Date | November 13, 1985 |
---|---|
Location | Nevado del Ruiz, Tolima, Colombia |
Coordinates | 04°57′48″N 74°54′20″W / 4.96333°N 74.90556°W |
Type | Lahars |
Cause | Volcanic eruption |
Deaths | 23,000+ |
Non-fatal injuries | 5,000 (approximate) |
Missing | 3,300 |
Property damage | $1 billion |
The Armero tragedy (Spanish: Tragedia de Armero [tɾaˈxeðja ðe aɾˈmeɾo]) occurred following the eruption of the Nevado del Ruiz stratovolcano in Tolima, Colombia, on November 13, 1985. The volcano's eruption after 69 years of dormancy caught nearby towns unprepared, even though volcanological organizations had warned the government to evacuate the area after they detected volcanic activity two months earlier.[1]
As pyroclastic flows erupted from the volcano's crater, they melted the mountain's glaciers, sending four enormous lahars (volcanically induced mudflows, landslides, and debris flows) down its slopes at 50 km/h (30 mph).
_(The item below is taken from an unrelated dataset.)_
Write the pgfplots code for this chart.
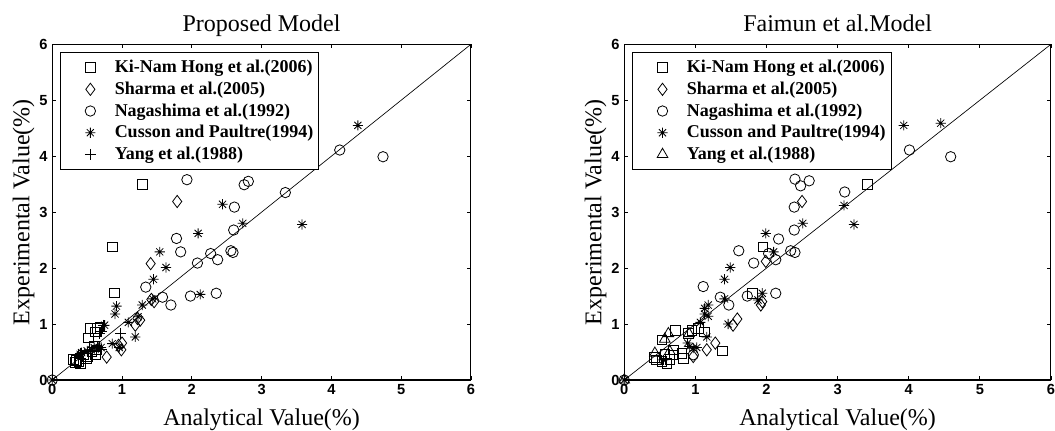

The lahars picked up speed in gullies and engulfed the town of Armero, killing more than 20,000 of its almost 29,000 inhabitants.[2] Casualties in other towns, particularly Chinchiná, brought the overall death toll to 23,000. Footage and photographs of Omayra Sánchez, a young victim of the disaster, were published around the world. Other photographs of the lahars and the impact of the disaster captured attention worldwide and led to controversy over the degree to which the Colombian government was responsible for the disaster. A banner at a mass funeral in Ibagué read, "The volcano didn't kill 22,000 people. The government killed them."
The relief efforts were hindered by the composition of the mud, which made it nearly impossible to move through without becoming stuck. By the time relief workers reached Armero twelve hours after the eruption, many of the victims with serious injuries were dead. The relief workers were horrified by the landscape of fallen trees, disfigured human bodies, and piles of debris from entire houses. This was the second-deadliest volcanic disaster of the 20th century, surpassed only by the 1902 eruption of Mount Pelée, and is the fourth-deadliest volcanic event recorded since 1500.
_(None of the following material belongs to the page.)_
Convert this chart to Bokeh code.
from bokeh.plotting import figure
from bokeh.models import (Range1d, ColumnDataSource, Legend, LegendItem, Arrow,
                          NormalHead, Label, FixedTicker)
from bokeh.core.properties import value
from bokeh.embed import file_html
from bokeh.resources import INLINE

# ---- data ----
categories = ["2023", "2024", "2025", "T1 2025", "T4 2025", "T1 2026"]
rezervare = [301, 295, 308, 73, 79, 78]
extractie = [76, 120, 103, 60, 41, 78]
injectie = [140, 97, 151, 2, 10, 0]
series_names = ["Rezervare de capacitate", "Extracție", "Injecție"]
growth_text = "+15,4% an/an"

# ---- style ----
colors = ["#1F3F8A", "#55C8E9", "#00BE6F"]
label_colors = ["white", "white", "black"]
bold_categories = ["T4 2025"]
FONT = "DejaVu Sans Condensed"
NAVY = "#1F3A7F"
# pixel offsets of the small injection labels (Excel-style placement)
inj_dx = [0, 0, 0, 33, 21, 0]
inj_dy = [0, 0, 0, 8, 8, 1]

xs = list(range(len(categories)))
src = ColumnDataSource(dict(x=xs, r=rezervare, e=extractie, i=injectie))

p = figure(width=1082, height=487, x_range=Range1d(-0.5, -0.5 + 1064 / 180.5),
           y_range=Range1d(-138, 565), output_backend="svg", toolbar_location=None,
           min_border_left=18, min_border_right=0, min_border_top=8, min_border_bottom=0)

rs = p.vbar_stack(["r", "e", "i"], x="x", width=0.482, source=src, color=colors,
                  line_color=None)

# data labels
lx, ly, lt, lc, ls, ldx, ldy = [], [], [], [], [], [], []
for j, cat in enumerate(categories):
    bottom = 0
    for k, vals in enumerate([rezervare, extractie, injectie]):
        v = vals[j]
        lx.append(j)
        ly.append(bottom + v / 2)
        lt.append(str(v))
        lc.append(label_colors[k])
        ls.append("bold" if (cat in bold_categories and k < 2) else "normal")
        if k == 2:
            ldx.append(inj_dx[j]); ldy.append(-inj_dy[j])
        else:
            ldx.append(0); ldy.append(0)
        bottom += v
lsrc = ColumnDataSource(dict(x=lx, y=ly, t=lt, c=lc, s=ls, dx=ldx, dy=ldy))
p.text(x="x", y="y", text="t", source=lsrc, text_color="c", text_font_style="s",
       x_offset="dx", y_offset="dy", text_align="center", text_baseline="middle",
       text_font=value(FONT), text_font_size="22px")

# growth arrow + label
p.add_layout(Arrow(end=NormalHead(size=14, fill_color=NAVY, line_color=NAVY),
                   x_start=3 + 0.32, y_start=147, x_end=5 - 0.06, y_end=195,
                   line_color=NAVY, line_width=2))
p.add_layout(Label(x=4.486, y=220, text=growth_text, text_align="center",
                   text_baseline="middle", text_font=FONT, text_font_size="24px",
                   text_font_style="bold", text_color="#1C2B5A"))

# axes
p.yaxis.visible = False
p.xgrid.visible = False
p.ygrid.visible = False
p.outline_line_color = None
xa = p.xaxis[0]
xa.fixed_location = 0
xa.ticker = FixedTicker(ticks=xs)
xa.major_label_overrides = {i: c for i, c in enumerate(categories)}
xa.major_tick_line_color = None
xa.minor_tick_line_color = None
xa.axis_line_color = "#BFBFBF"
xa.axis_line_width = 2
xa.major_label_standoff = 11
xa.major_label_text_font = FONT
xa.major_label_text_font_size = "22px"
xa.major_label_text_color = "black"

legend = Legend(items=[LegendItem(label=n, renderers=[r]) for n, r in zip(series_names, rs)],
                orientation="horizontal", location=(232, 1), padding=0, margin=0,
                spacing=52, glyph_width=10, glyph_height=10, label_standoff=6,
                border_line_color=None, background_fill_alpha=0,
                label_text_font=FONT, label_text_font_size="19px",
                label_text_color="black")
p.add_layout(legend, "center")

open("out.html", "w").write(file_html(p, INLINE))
The event was a foreseeable catastrophe exacerbated by the populace's unawareness of the volcano's destructive history; geologists and other experts had warned authorities and media outlets about the danger in the weeks and days leading up to the eruption. Hazard maps for the vicinity were prepared but poorly distributed. On the day of the eruption, several evacuation attempts were made, but a severe storm restricted communications. Many victims stayed in their houses as they had been instructed, believing that the eruption had ended. The noise from the storm may have prevented many from hearing the sounds of the eruption until it was too late.
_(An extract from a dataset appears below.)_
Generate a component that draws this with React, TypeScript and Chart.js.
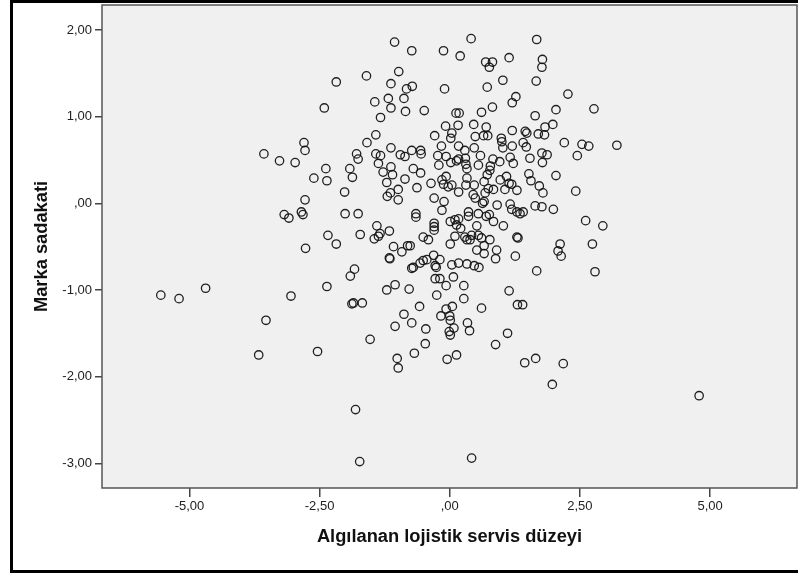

Nevado del Ruiz has erupted several times since 1985, and continues to threaten up to 500,000 people living along the Combeima, Chinchiná, Coello-Toche, and Guali river valleys. A lahar (or group of lahars) similar in size to the 1985 event might travel as far as 100 km (60 mi) from the volcano and could be triggered by a small eruption. To counter this threat, the Colombian government established a specialized office which administers the national system for identification, prevention, preparedness and management of natural disasters, the National Unit for Management of Disasters Risk (Sistema Nacional de Gestión del Riesgo de Desastres ).[3] The United States Geological Survey also created the Volcano Disaster Assistance Program and the Volcano Crisis Assistance Team, which evacuated roughly 75,000 people from the area around Mount Pinatubo before its 1991 eruption. All Colombian counties, by law, have a territorial plan that includes the identification of natural threats, treatment for building permits and preparedness for the prevention and management of natural disasters through planning programs which have helped save lives in many natural disasters since Armero's tragedy.
In 1988, three years after the eruption, Stanley Williams of Louisiana State University stated that, "With the possible exception of Mount St. Helens in the state of Washington, no other volcano in the Western Hemisphere is being watched so elaborately" as Nevado del Ruiz. Communities living near the volcano have become wary of volcanic activity: when it erupted in 1989, more than 2,300 people living around it were evacuated.